Hit 2,000? **BAM.** You're paused. Next process. I don't care if you're calculating Pi, you wait your turn.

So... perfect fairness?

Exactly. That's why you can upload a 4K video while 50,000 other people send text messages on the same core. The video upload doesn't starve the texts.

Okay. So we have millions of ants. But where do they store the messages? The database must be huge.

What database?

The... message database? The one with my chat history?

Shez. WhatsApp is a **Router**, not a **Vault**.

Server receives message -> Is Recipient Online? -> Yes -> Deliver -> **DELETE FROM SERVER**.

They delete it?

Why not? It's on your phone. It's on their phone.

The server only holds messages if the recipient is offline. The moment they connect... *woosh*. Gone.

This keeps the table sizes small. It keeps the RAM free. That's how they ran 450 million users with 32 engineers.

But wait. I've seen 'Restoring Media' when I switch phones. The data has to be somewhere.

Ah, that.

That's stored in a blob bucket (like S3/Google Drive) linked to *your* account backup. It's not in the hot path of the message router.

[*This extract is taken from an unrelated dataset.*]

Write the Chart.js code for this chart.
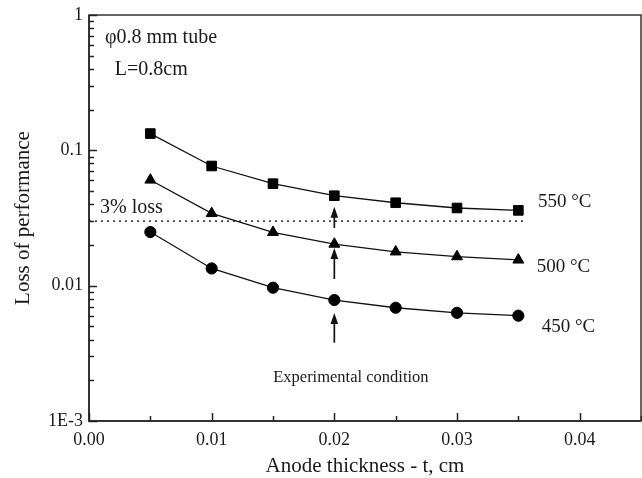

The router is pure speed. **Mnesia**.

Mnesia?

Erlang's built-in database. It runs *inside* the same memory space as the app.

No SQL query over the network. It's just a memory lookup.

But here is where it gets crazy. The **Distribution Layer**.

Erlang nodes talk to each other natively. You don't need a load balancer. You don't need Redis Pub/Sub.

Node A just says `Send to Process ID <0.42.0> on Node B`. And it happens.

So... no Kubernetes? No Kafka? No API Gateway?

Just code that understands the network.

Rick Reed and the team spent years tuning **FreeBSD** to make this work.

Default TCP listen queue is 128 connections. They bumped it to thousands.

Every socket is a file. The OS limits you to a few thousand open files. They cranked it to millions.

They had to patch the OS kernel to stop it from panicking under the load.

Why doesn't everyone do this? Why do we use all this heavy cloud stuff?

Because Erlang is hard. The syntax looks like Prolog. It has no loops, only recursion. Variables are immutable.

It scares people. It's easier to buy 500 servers from Amazon than to hire 5 engineers who understand how a CPU actually works.

So we trade efficiency for... comfort?

We trade efficiency for *mediocrity*.

WhatsApp wasn't built by average developers. It was built by people who cared about every byte.

Now fix your recursive loop. You're blocking the main thread.